Immediate management of bilateral choanal atresia involves training the infant to breathe through the mouth with the aid of an indwelling oral appliance such as a McGovern nipple or an oropharyngeal airway. If there is severe respiratory distress and airway cannot be established by endotracheal intubation, an emergency tracheotomy should be performed until further evaluation and treatment can be established. Nevertheless, surgical correction is usually necessary early in life [5].

Tests such as CT of the paranasal sinuses and nasal endoscopy are essential in diagnosis and therapeutic plan –to know the extent, location and distinctness of atresia bone, membrane, and mixed (bony membranous) [12].

Better instrumentation in endoscopic sinus surgery and advances in CT scans have made the trans-nasal repair the most popular method. Nasal endoscopy is beneficial in the management of choanal atresia since it helps to confirm the diagnosis, characterize the extent of lateral nasal wall contribution to the stenosis or atresia, evaluate the composition of the atresia (bony and/or membranous), and guide surgery [2].

There are several techniques: microscopic and endoscopic trans-nasal, trans-palatal, trans-septal, and dilations trans-antral intranasal [13-17].

A shift has occurred in the surgical philosophy over the last few decades away from trans-palatal and toward trans-nasal surgery5. The main advantage of the trans-nasal procedure is minimally invasive, quick (avoiding the need for prolonged anaesthetic agents), less traumatic with minimal blood loss, and provides excellent visualization and the ability to perform exact surgery on patients of all ages [2,18].

Richardson and Osguthorpe has compared transnasal repair with trans-palatal repair in 37 with congenital atresia or severe stenosis of both posterior nasal choanae. They found that trans-nasal repair allowed correction with minimal blood loss and without facial growth or occlusal abnormalities [19].

Paulo Tinoco et al in 2009, has reported a case of 34 year male managed with mucosal flaps without stent placement [20].

In our case also, we preferred to use mucosal flaps to cover the surgical area so as to prevent restenosis and to avoid stent placement. Stent and Mitomycin C were not used as the exposed bone was completely covered with the raised mucosal flaps. With the use of stent, there is a fear of foreign body reaction, skin necrosis in the columella, nasal alar erosion and requirement of intense antimicrobial therapy. We bypassed these by not using stents. At the end of one year bilateral choana are wide open with the surrounding healed mucosa.

Despite the nasal blockage was removed, and patient was breathing through nose, she continued to have anosmia. Gross-Isseroff et al. have studied the postoperative olfactory function at their case series of four of which 3 of them were Bilateral Choanal Atresia, and concluded that bilateral cases sustained olfactory deficit while unilateral case had the normal olfactory function [21].

Conclusion

Bilateral complete congenital choanal atresia is a life threatening condition with early diagnosis in new born due to its symptoms and high degree of suspicion by the paediatrician. It is very rarely found in adults. Our patient survived in neonatal period with bilateral complete congenital choanal atresia, without any management.

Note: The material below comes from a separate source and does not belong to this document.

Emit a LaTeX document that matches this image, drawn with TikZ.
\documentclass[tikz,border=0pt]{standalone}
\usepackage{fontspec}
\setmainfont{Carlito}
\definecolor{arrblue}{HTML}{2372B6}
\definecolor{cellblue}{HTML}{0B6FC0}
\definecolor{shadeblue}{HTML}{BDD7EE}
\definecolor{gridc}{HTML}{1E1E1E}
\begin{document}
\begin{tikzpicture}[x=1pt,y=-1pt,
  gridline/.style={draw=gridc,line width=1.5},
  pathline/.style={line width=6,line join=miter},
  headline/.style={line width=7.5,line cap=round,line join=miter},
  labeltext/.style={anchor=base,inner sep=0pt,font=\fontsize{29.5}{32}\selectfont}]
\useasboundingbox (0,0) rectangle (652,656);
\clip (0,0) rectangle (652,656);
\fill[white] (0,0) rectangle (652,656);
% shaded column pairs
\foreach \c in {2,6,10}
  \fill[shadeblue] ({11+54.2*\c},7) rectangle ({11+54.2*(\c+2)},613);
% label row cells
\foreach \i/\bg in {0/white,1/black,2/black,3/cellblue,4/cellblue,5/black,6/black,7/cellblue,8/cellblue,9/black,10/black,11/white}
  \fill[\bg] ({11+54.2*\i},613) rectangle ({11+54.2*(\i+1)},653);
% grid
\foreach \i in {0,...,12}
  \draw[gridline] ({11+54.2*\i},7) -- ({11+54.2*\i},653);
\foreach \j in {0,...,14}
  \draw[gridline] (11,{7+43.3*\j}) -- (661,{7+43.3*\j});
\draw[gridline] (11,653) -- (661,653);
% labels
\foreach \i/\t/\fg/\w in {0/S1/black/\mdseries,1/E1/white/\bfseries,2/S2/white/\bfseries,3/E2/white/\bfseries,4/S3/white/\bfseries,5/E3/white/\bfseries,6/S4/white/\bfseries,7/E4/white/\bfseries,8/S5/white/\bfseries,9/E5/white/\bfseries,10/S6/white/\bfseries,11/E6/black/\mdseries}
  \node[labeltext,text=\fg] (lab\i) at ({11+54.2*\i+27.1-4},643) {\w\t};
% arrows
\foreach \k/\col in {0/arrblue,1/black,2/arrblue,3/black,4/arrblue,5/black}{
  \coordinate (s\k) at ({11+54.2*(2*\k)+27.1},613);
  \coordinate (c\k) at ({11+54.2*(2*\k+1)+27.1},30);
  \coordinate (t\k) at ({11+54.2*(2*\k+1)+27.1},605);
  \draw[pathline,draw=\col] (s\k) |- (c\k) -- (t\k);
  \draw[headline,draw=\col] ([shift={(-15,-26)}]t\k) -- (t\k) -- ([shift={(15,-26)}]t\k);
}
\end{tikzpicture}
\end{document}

Careful review of the computed tomography scan and experience with endoscopic nasal surgery makes the trans-nasal endoscopic treatment a safe and effective approach for managing bilateral choanal atresia. Stenting and Mitomycin C are not necessary when the exposed bone is completely covered by raising adequate mucosal flaps. Management of choanal atresia with mucosal flaps alone has shown good results in our patient.